Entries with chart source code:
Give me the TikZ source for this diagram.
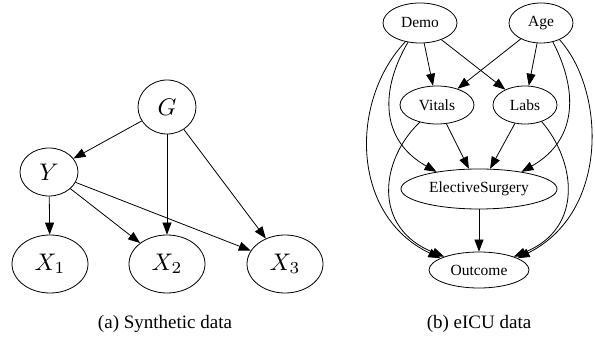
\documentclass[tikz,border=0pt]{standalone}
\usepackage{graphicx}
\usepackage{fontspec}
\setmainfont{Liberation Serif}
\newfontfamily\timesfam{Liberation Serif}
\usetikzlibrary{shapes.geometric,arrows.meta}
\newcommand{\nodemath}[1]{\scalebox{2.4}{$#1$}}
\begin{document}
\begin{tikzpicture}[x=1pt,y=-1pt,line width=0.8pt,
  el/.style={draw,ellipse,inner sep=0pt},
  arr/.style={-{Triangle[length=12pt,width=9pt]}},
  gtext/.style={font=\timesfam\fontsize{15.5}{18}\selectfont},
  captext/.style={font=\timesfam\fontsize{19}{22}\selectfont}]
\useasboundingbox (0,0) rectangle (595,339);
% (a) synthetic
\node[el,minimum width=58pt,minimum height=54pt] (G) at (167,107) {\nodemath{G}};
\node[el,minimum width=58pt,minimum height=48pt] (Y) at (49,172) {\nodemath{Y}};
\node[el,minimum width=76pt,minimum height=58pt] (X1) at (50,264) {\nodemath{X_1}};
\node[el,minimum width=76pt,minimum height=58pt] (X2) at (167,264) {\nodemath{X_2}};
\node[el,minimum width=76pt,minimum height=58pt] (X3) at (285,264) {\nodemath{X_3}};
\draw[arr] (G) -- (Y);
\draw[arr] (G) -- (X2);
\draw[arr] (G) -- (X3);
\draw[arr] (Y) -- (X1);
\draw[arr] (Y) -- (X2);
\draw[arr] (Y) -- (X3);
\node[captext] (capa) at (165,324) {(a) Synthetic data};
% (b) eICU
\node[el,gtext,minimum width=74pt,minimum height=40pt] (Demo) at (420,23) {Demo};
\node[el,gtext,minimum width=64pt,minimum height=40pt] (Age) at (541,23) {Age};
\node[el,gtext,minimum width=74pt,minimum height=38pt] (Vitals) at (437,105) {Vitals};
\node[el,gtext,minimum width=64pt,minimum height=38pt] (Labs) at (525,105) {Labs};
\node[el,gtext,minimum width=156pt,minimum height=40pt] (ES) at (479,189) {ElectiveSurgery};
\node[el,gtext,minimum width=100pt,minimum height=36pt] (Out) at (479,270) {Outcome};
\draw[arr] (Demo) -- (Vitals);
\draw[arr] (Demo) -- (Labs);
\draw[arr] (Age) -- (Vitals);
\draw[arr] (Age) -- (Labs);
\draw[arr] (Vitals) -- (ES);
\draw[arr] (Labs) -- (ES);
\draw[arr] (ES) -- (Out);
\draw[arr] (Demo.238) .. controls (380,90) and (380,140) .. (ES.158);
\draw[arr] (Age.302) .. controls (578,90) and (578,140) .. (ES.22);
\draw[arr] (Demo.232) .. controls (350,100) and (350,215) .. (Out.163);
\draw[arr] (Vitals.225) .. controls (380,160) and (372,228) .. (Out.159);
\draw[arr] (Age.318) .. controls (605,90) and (610,212) .. (Out.17);
\draw[arr] (Labs.315) .. controls (575,160) and (585,228) .. (Out.21);
\node[captext] (capb) at (479,324) {(b) eICU data};
\end{tikzpicture}
\end{document}
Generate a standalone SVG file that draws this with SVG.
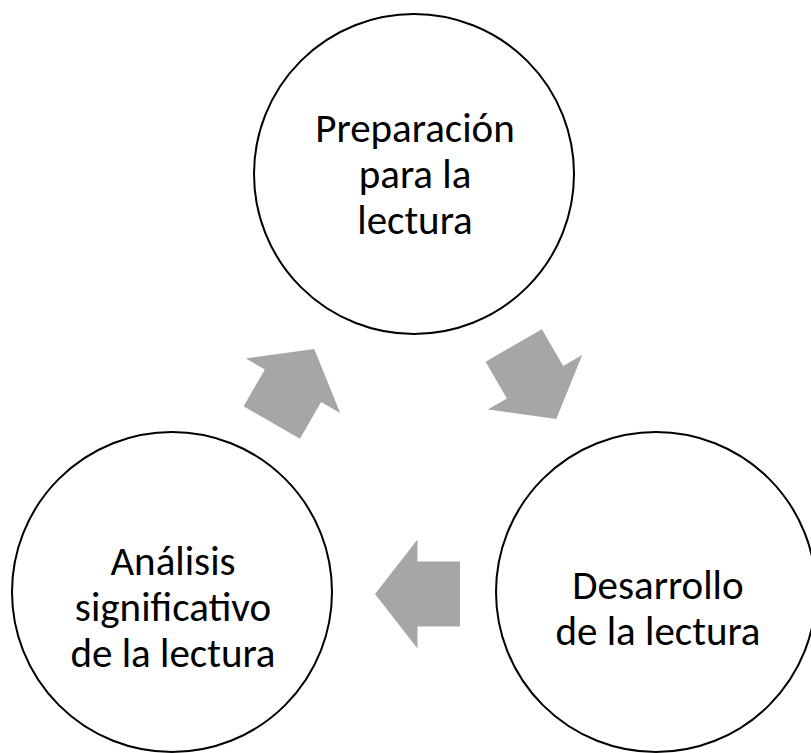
<svg xmlns="http://www.w3.org/2000/svg" width="811" height="753" viewBox="0 0 811 753">
  <style>
    .node circle { fill: #ffffff; stroke: #000000; stroke-width: 2; }
    .node text { font-family: Carlito, Calibri, Lato, "Liberation Sans", sans-serif; font-size: 41px; fill: #000000; text-anchor: middle; }
    .arrow { fill: #A6A6A6; stroke: none; }
  </style>
  <defs>
    <polygon id="arr" points="42.5,0 0,-54.5 0,-32.5 -42.5,-32.5 -42.5,32.5 0,32.5 0,54.5"/>
  </defs>
  <rect width="811" height="753" fill="#ffffff"/>
  <g id="connectors">
    <use href="#arr" class="arrow" transform="translate(293,385.7) rotate(-60)"/>
    <use href="#arr" class="arrow" transform="translate(535,382.2) rotate(60)"/>
    <use href="#arr" class="arrow" transform="translate(417.5,594) rotate(180)"/>
  </g>
  <g id="node-preparacion" class="node">
    <circle cx="414" cy="174" r="160"/>
    <text x="415" y="142">Preparación</text>
    <text x="415" y="188">para la</text>
    <text x="415" y="234">lectura</text>
  </g>
  <g id="node-desarrollo" class="node">
    <circle cx="656" cy="592" r="160"/>
    <text x="658" y="599">Desarrollo</text>
    <text x="658" y="645">de la lectura</text>
  </g>
  <g id="node-analisis" class="node">
    <circle cx="172" cy="592" r="160"/>
    <text x="173" y="575">Análisis</text>
    <text x="173" y="621">significativo</text>
    <text x="173" y="667">de la lectura</text>
  </g>
</svg>
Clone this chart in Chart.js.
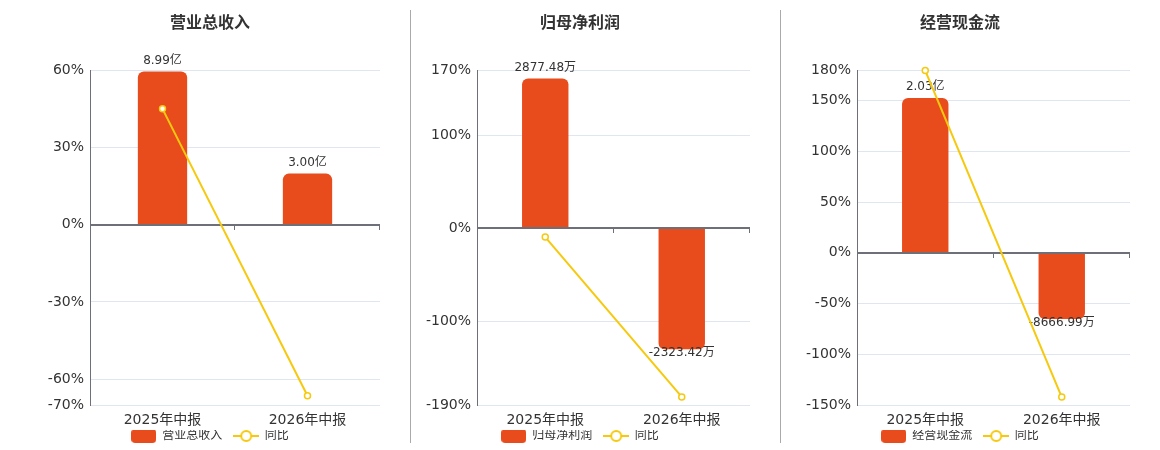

DIRECTIONS: Above are the records. Copy every line in them holding "standalone".

EXPECTED OUTPUT:
\documentclass[tikz,border=0pt]{standalone}
Generate a standalone SVG file that draws this with SVG.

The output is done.